Their senses are opened, and they perceive all their future experiences until the end of this time period as outer phenomena surrounding them in the astral world.
You are diverting me into a different topic. Yes, some of our future experiences pertaining to the astral realm can be perceived intuitively. But first, the wholeness of conscious experience is by far not limited to astral phenomena. And second, the claim that we can in principle experience all of our future experiences sounds like "spiritual determinism". We can certainly perceive some of them, as determined by the "curvatures" in the conscious structures, but the beauty of our conscious experience is in its fundamental unpredictability that is always present even within the frameworks of the existing structures. And this unpredictability is what enables us to creatively participate in continuous developing and renewing of the existing structures, even to the extent of dismantling the older ones and creating the new ones. We a co-creators, we are not spiritual robots simply following the evolutionary "curvatures" within the existing structures created for us by higher-order beings. Those beings may be facilitating our evolution, but do not pre-determine it, they only create a framework that allows evolution to unfold in ways unpredictable for them. Their intention is not to clone spiritual robots according to their blueprints, but to create new realities from within the existing ones by enabling the innate creativity of spiritual conscious activity that unfolds within each of our individuated streams of conscious experience.

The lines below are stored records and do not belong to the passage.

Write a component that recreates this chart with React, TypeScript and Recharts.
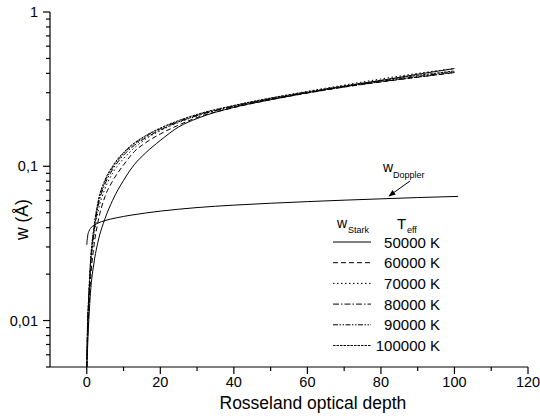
import React from 'react';
import { LineChart, Line, XAxis, YAxis, Label } from 'recharts';

// ---- data ----
const tauGrid = [0, 0.2, 0.5, 1, 2, 3, 5, 7, 10, 13, 16, 20, 25, 30, 40, 50, 60, 70, 80, 90, 100];
const w50000 = [0.005, 0.0065, 0.0095, 0.015, 0.024, 0.032, 0.046, 0.06, 0.081, 0.103, 0.122, 0.147, 0.18, 0.204, 0.241, 0.27, 0.3, 0.33, 0.36, 0.395, 0.43];
const w60000 = [0.005, 0.0075, 0.011, 0.018, 0.031, 0.043, 0.064, 0.08, 0.102, 0.125, 0.142, 0.162, 0.185, 0.207, 0.24, 0.27, 0.298, 0.326, 0.352, 0.378, 0.405];
const w70000 = [0.005, 0.008, 0.0125, 0.021, 0.036, 0.05, 0.072, 0.09, 0.112, 0.132, 0.15, 0.17, 0.192, 0.212, 0.245, 0.276, 0.306, 0.336, 0.368, 0.4, 0.43];
const w80000 = [0.005, 0.0085, 0.013, 0.022, 0.038, 0.054, 0.077, 0.095, 0.118, 0.137, 0.153, 0.172, 0.194, 0.213, 0.244, 0.273, 0.3, 0.328, 0.355, 0.382, 0.41];
const w90000 = [0.005, 0.009, 0.0135, 0.023, 0.04, 0.056, 0.08, 0.098, 0.121, 0.14, 0.156, 0.175, 0.196, 0.215, 0.246, 0.274, 0.3, 0.327, 0.353, 0.378, 0.405];
const w100000 = [0.005, 0.0095, 0.014, 0.024, 0.041, 0.058, 0.082, 0.1, 0.123, 0.142, 0.158, 0.177, 0.198, 0.217, 0.248, 0.277, 0.304, 0.332, 0.36, 0.388, 0.415];

const tauDoppler = [0, 0.1, 0.3, 0.6, 1, 2, 3, 5, 8, 12, 16, 20, 25, 30, 40, 50, 60, 70, 80, 90, 101];
const wDoppler = [0.031, 0.033, 0.036, 0.038, 0.0395, 0.0415, 0.0428, 0.0445, 0.0463, 0.0482, 0.0498, 0.0512, 0.0527, 0.054, 0.056, 0.0576, 0.059, 0.0603, 0.0615, 0.0627, 0.0638];

const legendLabels = ['50000 K', '60000 K', '70000 K', '80000 K', '90000 K', '100000 K'];
const xTicks = [0, 10, 20, 30, 40, 50, 60, 70, 80, 90, 100, 110, 120];
const xMajor = [0, 20, 40, 60, 80, 100, 120];
const yTicks = [
  0.005, 0.006, 0.007, 0.008, 0.009,
  0.01, 0.02, 0.03, 0.04, 0.05, 0.06, 0.07, 0.08, 0.09,
  0.1, 0.2, 0.3, 0.4, 0.5, 0.6, 0.7, 0.8, 0.9, 1,
];
const yMajor = [0.01, 0.1, 1];
const yMajorLabels = ['0,01', '0,1', '1'];

// ---- styles ----
const FONT = '"Liberation Sans", Arial, sans-serif';
const dashes = [undefined, '5 3', '1.5 2.5', '6 2 1.5 2', '5 1.5 1.5 1.5 1.5 1.5', '2.5 1'];

const rows = (t: number[], w: number[]) => t.map((x, i) => ({ t: x, w: w[i] }));
const starkSeries = [w50000, w60000, w70000, w80000, w90000, w100000].map((w) => rows(tauGrid, w));
const dopplerRows = rows(tauDoppler, wDoppler);

const XTick = (props: any) => {
  const { x, y, payload } = props;
  const major = xMajor.includes(payload.value);
  return (
    <g>
      <line x1={x} x2={x} y1={y} y2={y + (major ? 7 : 4)} stroke="#000" strokeWidth={1.2} />
      {major && (
        <text x={x} y={y + 20} textAnchor="middle" fontSize={14.5} fontFamily={FONT} fill="#000">
          {payload.value}
        </text>
      )}
    </g>
  );
};

const YTick = (props: any) => {
  const { x, y, payload } = props;
  const idx = yMajor.indexOf(payload.value);
  const major = idx >= 0;
  return (
    <g>
      <line x1={x - (major ? 7 : 4)} x2={x} y1={y} y2={y} stroke="#000" strokeWidth={1.2} />
      {major && (
        <text x={x - 12} y={y + 5} textAnchor="end" fontSize={14.5} fontFamily={FONT} fill="#000">
          {yMajorLabels[idx]}
        </text>
      )}
    </g>
  );
};

const XTitle = (props: any) => {
  const vb = props.viewBox;
  return (
    <text x={vb.x + vb.width * 0.55} y={vb.y + 42} textAnchor="middle" fontSize={17.5} fontFamily={FONT} fill="#000">
      Rosseland optical depth
    </text>
  );
};

const YTitle = (props: any) => {
  const vb = props.viewBox;
  const cx = 22;
  const cy = vb.y + vb.height * 0.585;
  return (
    <text x={cx} y={cy} textAnchor="middle" dominantBaseline="central" fontSize={17.5} fontFamily={FONT} fill="#000" transform={`rotate(-90 ${cx} ${cy})`}>
      w (Å)
    </text>
  );
};

const Overlay = () => {
  const rowY0 = 242;
  const rowStep = 20.7;
  return (
    <svg width={540} height={416} style={{ position: 'absolute', left: 0, top: 0, pointerEvents: 'none' }} fontFamily={FONT}>
      <defs>
        <marker id="arr" viewBox="0 0 10 10" refX="9" refY="5" markerWidth="7" markerHeight="7" orient="auto">
          <path d="M0,1 L10,5 L0,9 z" fill="#000" />
        </marker>
      </defs>
      {/* Doppler annotation */}
      <text x={383} y={172} fontSize={14} fill="#000">w</text>
      <text x={393} y={178} fontSize={9} fill="#000">Doppler</text>
      <line x1={410} y1={181} x2={389} y2={196} stroke="#000" strokeWidth={1} markerEnd="url(#arr)" />
      {/* legend header */}
      <text x={337} y={228} fontSize={14} fill="#000">w</text>
      <text x={348} y={233} fontSize={9} fill="#000">Stark</text>
      <text x={397} y={229} fontSize={15} fill="#000">T</text>
      <text x={407} y={233} fontSize={9} fill="#000">eff</text>
      {legendLabels.map((lab, i) => {
        const y = rowY0 + i * rowStep;
        return (
          <g key={lab}>
            <line x1={333} x2={371} y1={y} y2={y} stroke="#000" strokeWidth={1} strokeDasharray={dashes[i]} />
            <text x={440} y={y + 5.5} textAnchor="end" fontSize={15} fill="#000">{lab}</text>
          </g>
        );
      })}
    </svg>
  );
};

export default function App() {
  return (
    <div style={{ position: 'absolute', left: 0, top: 0, width: 540, height: 416, background: '#fff' }}>
      <LineChart width={540} height={416} margin={{ top: 12, right: 12, left: 0, bottom: 0 }}>
        <XAxis
          dataKey="t"
          type="number"
          domain={[-10, 120]}
          ticks={xTicks}
          interval={0}
          allowDataOverflow
          height={49}
          tickSize={0}
          tickMargin={0}
          tickLine={false}
          tick={<XTick />}
          axisLine={{ stroke: '#000', strokeWidth: 1.2 }}
        >
          <Label content={<XTitle />} />
        </XAxis>
        <YAxis
          dataKey="w"
          type="number"
          scale="log"
          domain={[0.005, 1]}
          ticks={yTicks}
          interval={0}
          allowDataOverflow
          width={50}
          tickSize={0}
          tickMargin={0}
          tickLine={false}
          tick={<YTick />}
          axisLine={{ stroke: '#000', strokeWidth: 1.2 }}
        >
          <Label content={<YTitle />} />
        </YAxis>
        {starkSeries.map((d, i) => (
          <Line
            key={legendLabels[i]}
            data={d}
            dataKey="w"
            type="monotone"
            stroke="#000"
            strokeWidth={1}
            strokeDasharray={dashes[i]}
            dot={false}
            activeDot={false}
            isAnimationActive={false}
          />
        ))}
        <Line
          data={dopplerRows}
          dataKey="w"
          type="monotone"
          stroke="#000"
          strokeWidth={1}
          dot={false}
          activeDot={false}
          isAnimationActive={false}
        />
      </LineChart>
      <Overlay />
    </div>
  );
}
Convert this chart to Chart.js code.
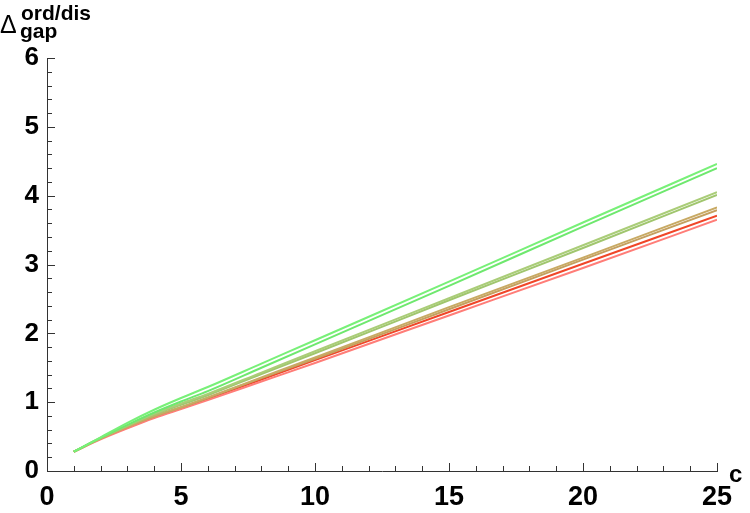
<!DOCTYPE html>
<html>
<head>
<meta charset="utf-8">
<script src="https://cdn.jsdelivr.net/npm/chart.js@4"></script>
<style>
  html, body { margin: 0; padding: 0; background: #fff; }
  #wrap { width: 750px; height: 513px; position: relative; }
</style>
</head>
<body>
<div id="wrap"><canvas id="gapChart"></canvas></div>
<script>
// values
const cValues = [1, 2, 3, 4, 5, 6, 8, 10, 15, 20, 25];

const green1 = [0.28, 0.49, 0.70, 0.89, 1.06, 1.22, 1.56, 1.90, 2.75, 3.61, 4.46];
const green2 = [0.28, 0.48, 0.67, 0.85, 1.01, 1.16, 1.50, 1.84, 2.69, 3.55, 4.40];
const olive1 = [0.28, 0.48, 0.66, 0.83, 0.98, 1.12, 1.43, 1.74, 2.51, 3.28, 4.05];
const olive2 = [0.28, 0.48, 0.66, 0.82, 0.96, 1.10, 1.41, 1.71, 2.48, 3.24, 4.01];
const tan1   = [0.28, 0.47, 0.64, 0.80, 0.93, 1.07, 1.36, 1.65, 2.38, 3.10, 3.83];
const tan2   = [0.28, 0.47, 0.64, 0.79, 0.92, 1.06, 1.35, 1.63, 2.35, 3.07, 3.79];
const red1   = [0.28, 0.47, 0.63, 0.78, 0.91, 1.05, 1.33, 1.61, 2.31, 3.01, 3.71];
const red2   = [0.28, 0.46, 0.62, 0.77, 0.90, 1.03, 1.30, 1.57, 2.26, 2.95, 3.65];

const xTicks = [0, 5, 10, 15, 20, 25];
const yTicks = [0, 1, 2, 3, 4, 5, 6];

const seriesList = [
    { values: green1, color: 'rgb(120, 240, 120)' },
    { values: green2, color: 'rgb(110, 232, 110)' },
    { values: olive1, color: 'rgb(170, 205, 120)' },
    { values: olive2, color: 'rgb(160, 198, 110)' },
    { values: tan1,   color: 'rgb(200, 170, 100)' },
    { values: tan2,   color: 'rgb(196, 160, 95)' },
    { values: red2,   color: 'rgb(255, 125, 120)' },
    { values: red1,   color: 'rgb(240, 70, 40)' }
];

const FONT = '"Liberation Sans", Arial, sans-serif';

// inward tick marks, axis label "c" and the Δ title
const decorPlugin = {
    id: 'decor',
    afterDraw(chart) {
        const { ctx, chartArea } = chart;
        const xs = chart.scales.x;
        const ys = chart.scales.y;
        ctx.save();
        ctx.strokeStyle = '#333';
        ctx.lineWidth = 1;
        ctx.beginPath();
        for (let v = 0; v <= 25; v++) {
            const px = Math.round(xs.getPixelForValue(v)) + 0.5;
            const len = v % 5 === 0 ? 8 : 5;
            ctx.moveTo(px, chartArea.bottom);
            ctx.lineTo(px, chartArea.bottom - len);
        }
        for (let i = 0; i <= 30; i++) {
            const py = Math.round(ys.getPixelForValue(i / 5)) + 0.5;
            const len = i % 5 === 0 ? 8 : 5;
            ctx.moveTo(chartArea.left, py);
            ctx.lineTo(chartArea.left + len, py);
        }
        ctx.stroke();

        ctx.fillStyle = '#000';
        ctx.textBaseline = 'alphabetic';
        ctx.textAlign = 'left';
        ctx.font = 'bold 24px ' + FONT;
        ctx.fillText('c', 729, 482);

        ctx.font = '25px ' + FONT;
        ctx.fillText('\u0394', 0, 33);
        ctx.font = 'bold 21px ' + FONT;
        ctx.fillText('gap', 20, 38);
        ctx.fillText('ord/dis', 21, 20);
        ctx.restore();
    }
};

new Chart(document.getElementById('gapChart'), {
    type: 'line',
    data: {
        datasets: seriesList.map(s => ({
            data: cValues.map((c, i) => ({ x: c, y: s.values[i] })),
            borderColor: s.color,
            borderWidth: 2,
            pointRadius: 0,
            fill: false,
            cubicInterpolationMode: 'monotone'
        }))
    },
    options: {
        responsive: true,
        maintainAspectRatio: false,
        animation: false,
        layout: { padding: { top: 58, right: 33, left: 0, bottom: 0 } },
        plugins: { legend: { display: false }, tooltip: { enabled: false } },
        scales: {
            x: {
                type: 'linear',
                min: 0,
                max: 25,
                afterBuildTicks: scale => { scale.ticks = xTicks.map(v => ({ value: v })); },
                afterFit: scale => { scale.height = 42; },
                grid: { display: false, drawTicks: false },
                border: { display: true, color: '#333', width: 1 },
                ticks: {
                    color: '#000',
                    padding: 10,
                    font: { family: FONT, size: 27, weight: 'bold' }
                }
            },
            y: {
                type: 'linear',
                min: 0,
                max: 6,
                afterBuildTicks: scale => { scale.ticks = yTicks.map(v => ({ value: v })); },
                afterFit: scale => { scale.width = 47; },
                grid: { display: false, drawTicks: false },
                border: { display: true, color: '#333', width: 1 },
                ticks: {
                    color: '#000',
                    padding: 8,
                    font: { family: FONT, size: 26, weight: 'bold' }
                }
            }
        }
    },
    plugins: [decorPlugin]
});
</script>
</body>
</html>
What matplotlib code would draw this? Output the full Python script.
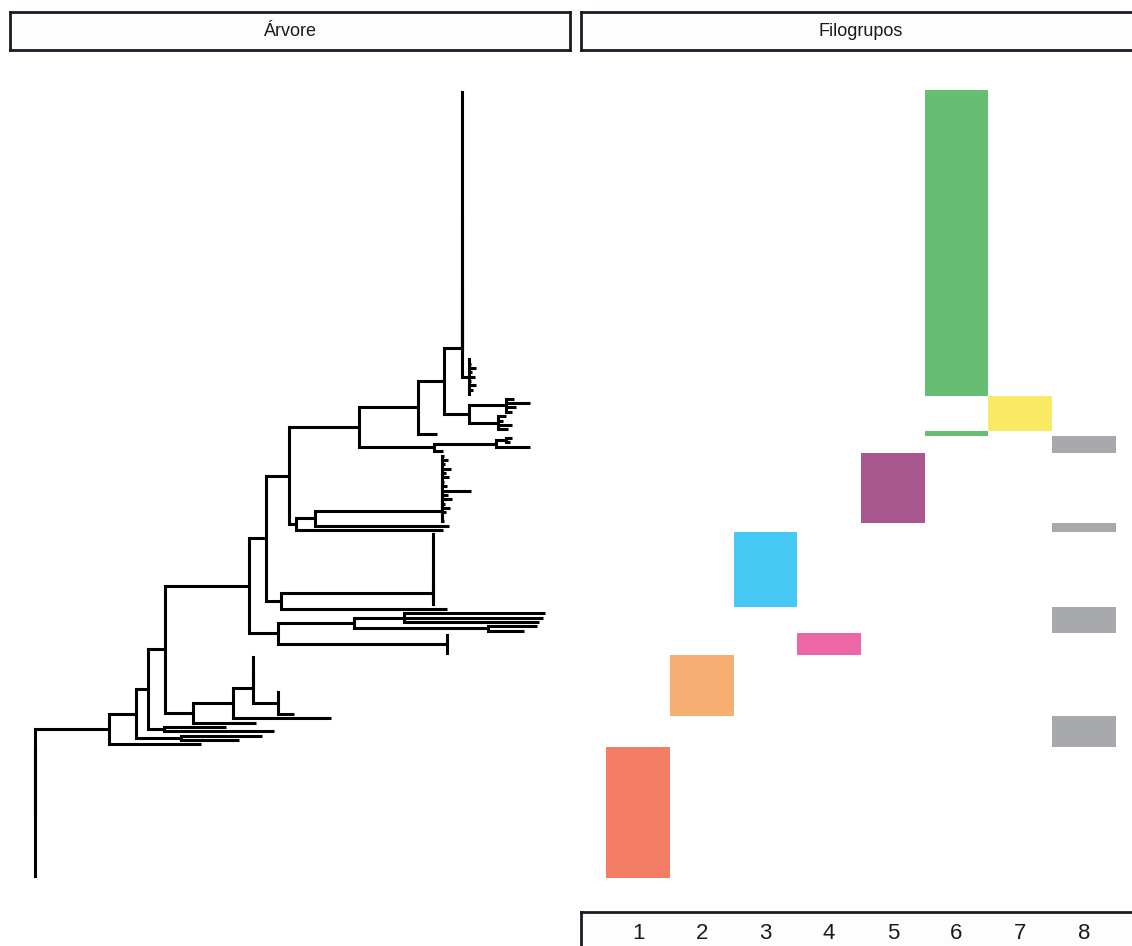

Yes, this is why we shouldn't read too much into small snippets. Steiner's extensive lectures make perfectly clear, on numerous occasions, that the wholeness of conscious experience is not limited to the astral curvature and that there is no spiritual determinism. Not every single detail of what we will do is experienced like a movie reel that is destined to play out. In fact, we experience the broad curvatures precisely so we can make better informed and therefore more free decisions towards our ideals within the context of those curvatures. It is precisely so we become more conscious, more effective co-creators in the evolutionary process.

So we are on the same page there. But you often add 'wild card' phrases like "dismantling the older ones and creating the new ones". What is a concrete example of this for you at the higher-order levels? I know we can make analogies to playing music and so forth, which is why I ask about the higher-order level. For ex. at the level of a curvature that structures a whole epoch of time, about 2,000 years from our normal earthly perspective. What would it look like to dismantle this curvature and create a new one?